In advance of the standard Direct Market sales charts and analysis, serene numbers guru John Jackson Miller
notes something slightly horrifying about the make-up of Diamond's Top 300: more comic book titles are priced at 3.99 rather than $2.99. "130 comic books were priced at $3.99, with 124 priced at $2.99. The intermediary step, $3.50, continues to be bypassed with only 16 comics at that level," he reports.

This is semi-startling on a couple of levels. First, I believed, and therefore I'm guessing others might have also thought this, that the $3.99 price point was something that was sprinkled about various lines on the big crossovers and most popular titles but hadn't started to dominate -- say 20-25 percent of the books in that realm. Second, there's just so much that feels wrong about the $3.99 price point. I have yet to hear anybody put together a forward-thinking, positive rationale for this strategy -- a 33 percent price hike during a time of economic stresses when the comics have never been more profitable the way they're leveraged across the board and nearly all the major players are as stable and non-desperate for cash as any time in the last two decades. The justifications for it feel like a teenager deciding to drive an increasing number of her errands at 90 mph and admitting this is crazy but pointing out they've managed to do this so far without totaling the car. In other words, there's been no rationale expressed at all. Even the standard mainstream comics fob-offs for bad behavior -- this is what you guys support, we'll just make the comics worth the greater amount -- ring hollow to me.
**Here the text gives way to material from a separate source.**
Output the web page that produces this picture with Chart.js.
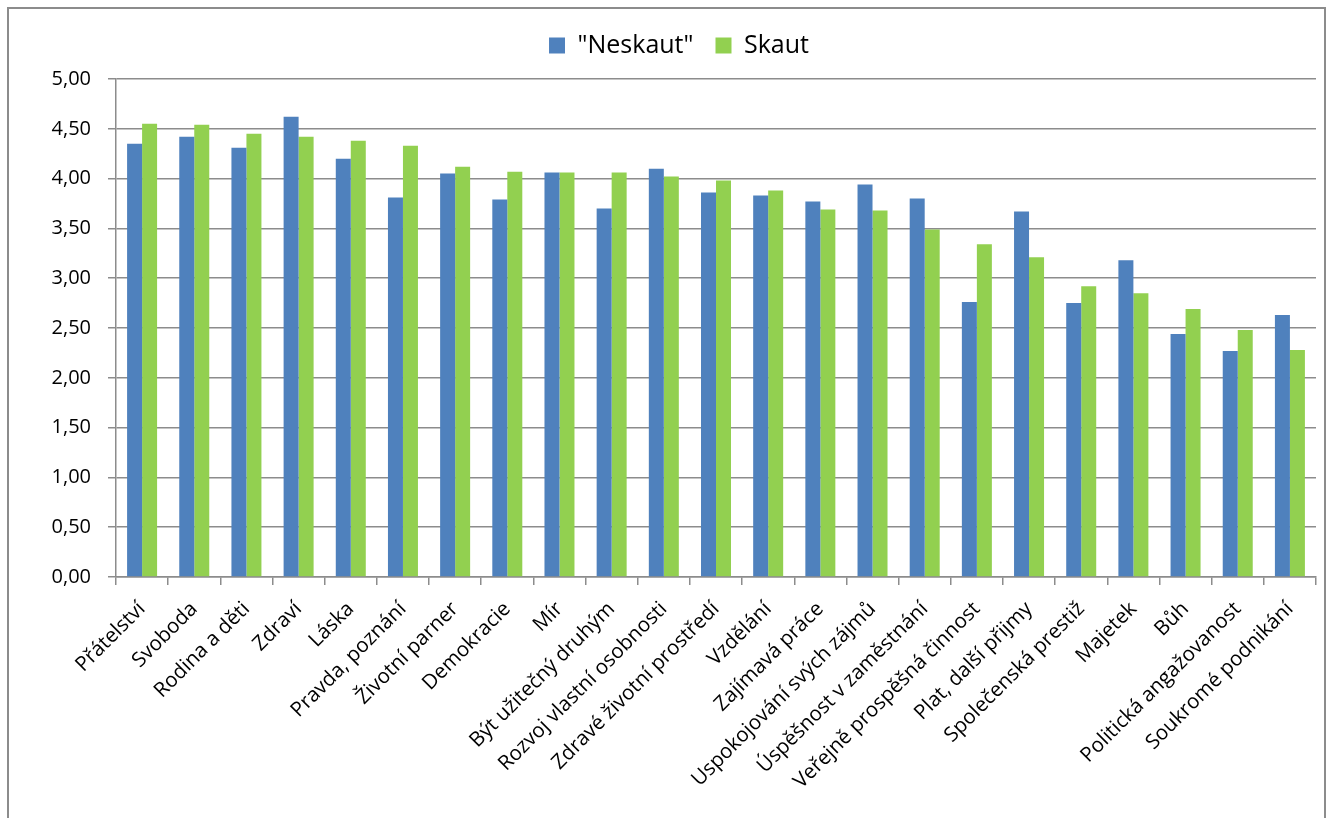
<!DOCTYPE html>
<html>
<head>
<meta charset="utf-8">
<script src="https://cdn.jsdelivr.net/npm/chart.js@4/dist/chart.umd.min.js"></script>
<style>
  html, body { margin: 0; padding: 0; background: #fff; }
  #frame { position: absolute; left: 7px; top: 7px; width: 1319px; height: 830px; border: 2px solid #8c8c8c; box-sizing: border-box; }
  #chart { position: absolute; left: 0; top: 0; }
</style>
</head>
<body>
<div id="frame"></div>
<canvas id="chart" width="1344" height="818"></canvas>
<script>
// hodnoty
var categories = [
	"Přátelství", "Svoboda", "Rodina a děti", "Zdraví", "Láska", "Pravda, poznání",
	"Životní parner", "Demokracie", "Mír", "Být užitečný druhým", "Rozvoj vlastní osobnosti",
	"Zdravé životní prostředí", "Vzdělání", "Zajímavá práce", "Uspokojování svých zájmů",
	"Úspěšnost v zaměstnání", "Veřejně prospěšná činnost", "Plat, další přijmy",
	"Společenská prestiž", "Majetek", "Bůh", "Politická angažovanost", "Soukromé podnikání"
];
var neskaut = [4.35, 4.42, 4.31, 4.62, 4.20, 3.81, 4.05, 3.79, 4.06, 3.70, 4.10, 3.86,
	3.83, 3.77, 3.94, 3.80, 2.76, 3.67, 2.75, 3.18, 2.44, 2.27, 2.63];
var skaut = [4.55, 4.54, 4.45, 4.42, 4.38, 4.33, 4.12, 4.07, 4.06, 4.06, 4.02, 3.98,
	3.88, 3.69, 3.68, 3.49, 3.34, 3.21, 2.92, 2.85, 2.69, 2.48, 2.28];
var seriesNames = ['"Neskaut"', "Skaut"];

var gridColor = "#8c8c8c";

// legenda: pevna vyska a posun doprava
var legendFix = {
	id: "legendFix",
	beforeInit: function(chart) {
		var origFit = chart.legend.fit;
		chart.legend.fit = function() {
			origFit.call(this);
			this.height = 68;
		};
	},
	afterLayout: function(chart) {
		chart.legend.left += 21;
		chart.legend.right += 21;
	}
};

window.onload = function() {
	var ctx = document.getElementById("chart").getContext("2d");
	var mychart = new Chart(ctx, {
		type: "bar",
		data: {
			labels: categories,
			datasets: [
				{ label: seriesNames[0], data: neskaut, backgroundColor: "#4f81bd", borderWidth: 0 },
				{ label: seriesNames[1], data: skaut, backgroundColor: "#92d050", borderWidth: 0 }
			]
		},
		options: {
			responsive: false,
			animation: false,
			devicePixelRatio: 1,
			layout: { padding: { top: 11, left: 0, right: 28, bottom: 0 } },
			datasets: { bar: { barPercentage: 1, categoryPercentage: 0.575 } },
			plugins: {
				legend: {
					position: "top",
					labels: {
						color: "#000",
						font: { family: "Open Sans", size: 25 },
						boxWidth: 16,
						boxHeight: 16,
						padding: 22
					}
				},
				tooltip: { enabled: false }
			},
			scales: {
				x: {
					grid: { offset: true, drawOnChartArea: false, drawTicks: true, tickLength: 8, color: gridColor, lineWidth: 1.5 },
					border: { color: gridColor, width: 1.5 },
					ticks: {
						color: "#000",
						font: { family: "Open Sans", size: 20.5 },
						maxRotation: 45,
						minRotation: 45,
						autoSkip: false,
						padding: 12
					},
					afterFit: function(scale) { scale.height = 241; }
				},
				y: {
					min: 0,
					max: 5,
					grid: { color: gridColor, lineWidth: 1.5, tickLength: 8 },
					border: { color: gridColor, width: 1.5 },
					ticks: {
						stepSize: 0.5,
						color: "#000",
						font: { family: "Open Sans", size: 20 },
						padding: 17,
						callback: function(v) { return v.toFixed(2).replace(".", ","); }
					},
					afterFit: function(scale) { scale.width = 116; }
				}
			}
		},
		plugins: [legendFix]
	});
};
</script>
</body>
</html>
What choice do the fan have but to support certain price points, how long will they, how can we tell there isn't bailing out of purchases elsewhere (have profits matched the price increase?) and has anyone really seen a 33 percent upgrade in comic book quality recently?
In the end, despite it having to come from anecdotal evidence and the reading of reader behavior through a system of guaranteed sales that makes it nearly impossible to chart such things, it's difficult to believe there isn't a huge, ongoing risk in driving away or hamstringing the buying habits of long-time customers during 1) a lingering recession; 2) the explosion of cheap alternatives through digital delivery of movies, music and prose; 3) the potential transformation of the industry itself as comics companies invest in digital strategies; 4) arguable narrative exhaustion with characters that have been around with many of those readers for decades. It just feels wrong, and now the wrong has reached a potential tipping point. What will be the agent that tests it with a push?